**WHAT TO WORK ON:**
Give every line again exactly as it appears, please, but not the pictures.
— start —
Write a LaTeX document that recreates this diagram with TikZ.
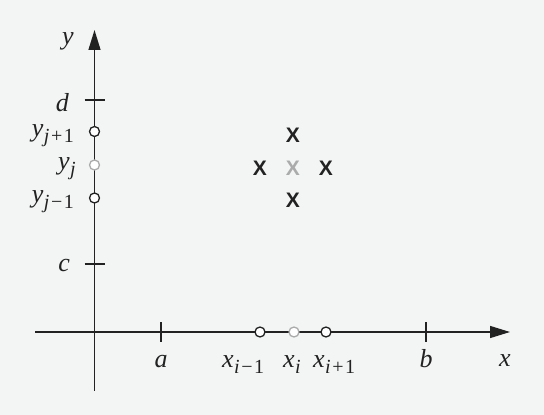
\documentclass[tikz,border=0pt]{standalone}
\usepackage{fontspec}
\newfontfamily\markfont{Liberation Sans}
\newfontfamily\labfont{Liberation Serif}
\usetikzlibrary{arrows.meta}
\definecolor{bg}{HTML}{F3F4F4}
\definecolor{ink}{HTML}{222222}
\definecolor{pale}{HTML}{ABABAB}
\newcommand\sublab[2]{#1\kern0.5pt\raisebox{-6pt}{\fontsize{20}{22}\selectfont #2}}
\newcommand\subop[1]{\kern1.5pt\upshape#1\kern1.5pt}

\begin{document}
\begin{tikzpicture}[x=1pt,y=1pt,
    axis/.style={ink,line width=1.3pt},
    tickmark/.style={ink,line width=1.3pt},
    gridpt/.style={circle,draw=ink,fill=white,line width=1.3pt,inner sep=0pt,minimum size=10pt},
    midpt/.style={gridpt,draw=pale},
    lbl/.style={font=\labfont\itshape\fontsize{26}{29}\selectfont,inner sep=0pt,text=ink},
    cross/.style={font=\markfont\bfseries\fontsize{21}{25}\selectfont,inner sep=0pt,text=ink}]
    \fill[bg] (0,0) rectangle (544,415);
    \useasboundingbox (0,0) rectangle (544,415);
    % axes
    \coordinate (xl) at (35,83);
    \coordinate (xr) at (510,83);
    \coordinate (yb) at (94.5,24);
    \coordinate (yt) at (94.5,385);
    \draw[axis,-{Triangle[length=20pt,width=12pt]}] (xl) -- (xr);
    \draw[axis,-{Triangle[length=20pt,width=12pt]}] (yb) -- (yt);
    \node[lbl,anchor=base] (xlab) at (505,48) {x};
    \node[lbl,anchor=base] (ylab) at (68,370) {y};
    % ticks
    \coordinate (ta) at (161,83);
    \coordinate (tb) at (426,83);
    \coordinate (tc) at (94.5,151);
    \coordinate (td) at (94.5,315);
    \draw[tickmark] ([yshift=-10pt]ta) -- ([yshift=10pt]ta);
    \draw[tickmark] ([yshift=-10pt]tb) -- ([yshift=10pt]tb);
    \draw[tickmark] ([xshift=-10pt]tc) -- ([xshift=10pt]tc);
    \draw[tickmark] ([xshift=-10pt]td) -- ([xshift=10pt]td);
    \node[lbl,anchor=base] (alab) at (161,47) {a};
    \node[lbl,anchor=base] (blab) at (426,47) {b};
    \node[lbl,anchor=base east] (clab) at (70,143) {c};
    \node[lbl,anchor=base east] (dlab) at (69,303) {d};
    % grid points on the axes
    \node[gridpt] (xim) at (260,83) {};
    \node[midpt] (xi) at (294,83) {};
    \node[gridpt] (xip) at (326,83) {};
    \node[gridpt] (yjp) at (94.5,283.5) {};
    \node[midpt] (yj) at (94.5,250) {};
    \node[gridpt] (yjm) at (94.5,217) {};
    \node[lbl,anchor=base west] (ximlab) at (222,47) {\sublab{x}{i\subop{−}1}};
    \node[lbl,anchor=base west] (xilab) at (283,47) {\sublab{x}{i}};
    \node[lbl,anchor=base west] (xiplab) at (313,47) {\sublab{x}{i\subop{+}1}};
    \node[lbl,anchor=base east] (yjplab) at (74,278.5) {\sublab{y}{j\subop{+}1}};
    \node[lbl,anchor=base east] (yjlab) at (76,245) {\sublab{y}{j}};
    \node[lbl,anchor=base east] (yjmlab) at (74,212) {\sublab{y}{j\subop{−}1}};
    % stencil
    \node[cross] (north) at (293,280) {X};
    \node[cross] (west) at (260,247) {X};
    \node[cross,text=pale] (centre) at (293,247) {X};
    \node[cross] (east) at (326,247) {X};
    \node[cross] (south) at (293,215) {X};
\end{tikzpicture}
\end{document}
— end —
**SOLUTION FOR THIS PROBLEM:**
Write a LaTeX document that recreates this diagram with TikZ.
\documentclass[tikz,border=0pt]{standalone}
\usepackage{fontspec}
\newfontfamily\markfont{Liberation Sans}
\newfontfamily\labfont{Liberation Serif}
\usetikzlibrary{arrows.meta}
\definecolor{bg}{HTML}{F3F4F4}
\definecolor{ink}{HTML}{222222}
\definecolor{pale}{HTML}{ABABAB}
\newcommand\sublab[2]{#1\kern0.5pt\raisebox{-6pt}{\fontsize{20}{22}\selectfont #2}}
\newcommand\subop[1]{\kern1.5pt\upshape#1\kern1.5pt}

\begin{document}
\begin{tikzpicture}[x=1pt,y=1pt,
    axis/.style={ink,line width=1.3pt},
    tickmark/.style={ink,line width=1.3pt},
    gridpt/.style={circle,draw=ink,fill=white,line width=1.3pt,inner sep=0pt,minimum size=10pt},
    midpt/.style={gridpt,draw=pale},
    lbl/.style={font=\labfont\itshape\fontsize{26}{29}\selectfont,inner sep=0pt,text=ink},
    cross/.style={font=\markfont\bfseries\fontsize{21}{25}\selectfont,inner sep=0pt,text=ink}]
    \fill[bg] (0,0) rectangle (544,415);
    \useasboundingbox (0,0) rectangle (544,415);
    % axes
    \coordinate (xl) at (35,83);
    \coordinate (xr) at (510,83);
    \coordinate (yb) at (94.5,24);
    \coordinate (yt) at (94.5,385);
    \draw[axis,-{Triangle[length=20pt,width=12pt]}] (xl) -- (xr);
    \draw[axis,-{Triangle[length=20pt,width=12pt]}] (yb) -- (yt);
    \node[lbl,anchor=base] (xlab) at (505,48) {x};
    \node[lbl,anchor=base] (ylab) at (68,370) {y};
    % ticks
    \coordinate (ta) at (161,83);
    \coordinate (tb) at (426,83);
    \coordinate (tc) at (94.5,151);
    \coordinate (td) at (94.5,315);
    \draw[tickmark] ([yshift=-10pt]ta) -- ([yshift=10pt]ta);
    \draw[tickmark] ([yshift=-10pt]tb) -- ([yshift=10pt]tb);
    \draw[tickmark] ([xshift=-10pt]tc) -- ([xshift=10pt]tc);
    \draw[tickmark] ([xshift=-10pt]td) -- ([xshift=10pt]td);
    \node[lbl,anchor=base] (alab) at (161,47) {a};
    \node[lbl,anchor=base] (blab) at (426,47) {b};
    \node[lbl,anchor=base east] (clab) at (70,143) {c};
    \node[lbl,anchor=base east] (dlab) at (69,303) {d};
    % grid points on the axes
    \node[gridpt] (xim) at (260,83) {};
    \node[midpt] (xi) at (294,83) {};
    \node[gridpt] (xip) at (326,83) {};
    \node[gridpt] (yjp) at (94.5,283.5) {};
    \node[midpt] (yj) at (94.5,250) {};
    \node[gridpt] (yjm) at (94.5,217) {};
    \node[lbl,anchor=base west] (ximlab) at (222,47) {\sublab{x}{i\subop{−}1}};
    \node[lbl,anchor=base west] (xilab) at (283,47) {\sublab{x}{i}};
    \node[lbl,anchor=base west] (xiplab) at (313,47) {\sublab{x}{i\subop{+}1}};
    \node[lbl,anchor=base east] (yjplab) at (74,278.5) {\sublab{y}{j\subop{+}1}};
    \node[lbl,anchor=base east] (yjlab) at (76,245) {\sublab{y}{j}};
    \node[lbl,anchor=base east] (yjmlab) at (74,212) {\sublab{y}{j\subop{−}1}};
    % stencil
    \node[cross] (north) at (293,280) {X};
    \node[cross] (west) at (260,247) {X};
    \node[cross,text=pale] (centre) at (293,247) {X};
    \node[cross] (east) at (326,247) {X};
    \node[cross] (south) at (293,215) {X};
\end{tikzpicture}
\end{document}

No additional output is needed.